Gay men who are HIV positive are constantly under pressure on how to manage and cope with the same realities of three decades of historical oppression, with now the amplified version of having multiple stigmas to contend with. We can easily cast them aside and say that's a private issue to deal with and it's not our business to place judgment on the choices they make. That logic is illogical when you analyze the realities of the social situations HIV positive gay men encounter daily. Be it at the gym, work, social activities, events, a mere talk with an acquaintance, they are not only criticized, they are stigmatized and labeled as deviant, dirty, irresponsible, unhealthy, and deserving of a future of hell.
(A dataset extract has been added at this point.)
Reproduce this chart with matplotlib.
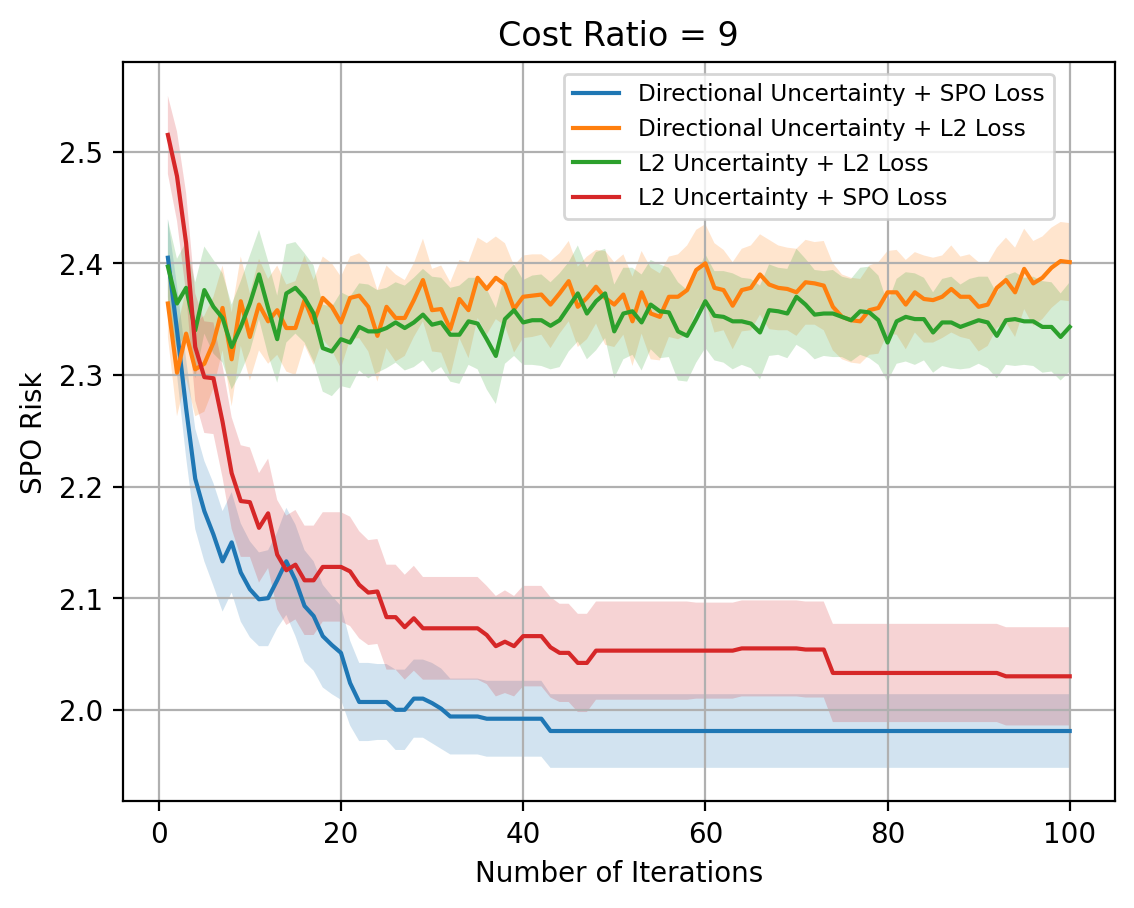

They are slut-shamed by the LGBTQ community, meaning they are blamed for not wearing a condom during intercourse and possibly being under the influence of drugs and alcohol. The slut-shaming normally occurs behind closed doors because I have been witness to first-hand accounts of these stories: they have made me mortified to identify proudly as a gay man, knowing the psychology behind the judgment is self-hatred redirected to vulnerable members of our community. And it is not only the LGBTQ community that has these feelings toward gay men who are HIV positive, the straight community sits with their crosses and rosary beads condemning it, while they hypocritically engage in plenty of unsafe sex.
Although I am not HIV positive, I have had my share of experiences of sleeping with HIV positive men. My initial reactions were of fear due to exposure to HIV, but it forced me to educate myself on transmission through reading articles in newspapers, magazines, and learning from other gay men. Sadly, if children were to learn a sex positive education in school, perhaps there would not be decades and decades of individuals who were uninformed of the risks of unsafe sex and engaging under the influence of drugs and alcohol. Furthermore, our education system has failed us by leaving out AIDS activism and history, which centers on reclaiming gay symbols and words and other identifies as positive, and how to teach others that gay sex is the not equivalent of a diseased ridden sodomite.
I commend Danny Pintauro for taking the time to disclose his status to the public. That type of courage and strength of character deserves respect because he has the ability to influence new generations of gay youth who need a role model. To you, the reader, this may seem like a ploy for Danny to get our attention, but to me, this is a victory for gay men to speak truth to the lives they live. I will always be on the side of the individual who has had to face the daunting reality of stigmatization. And we need to have these stories told as many times as possible until attitudes and minds are changed, which will allow for greater humanity.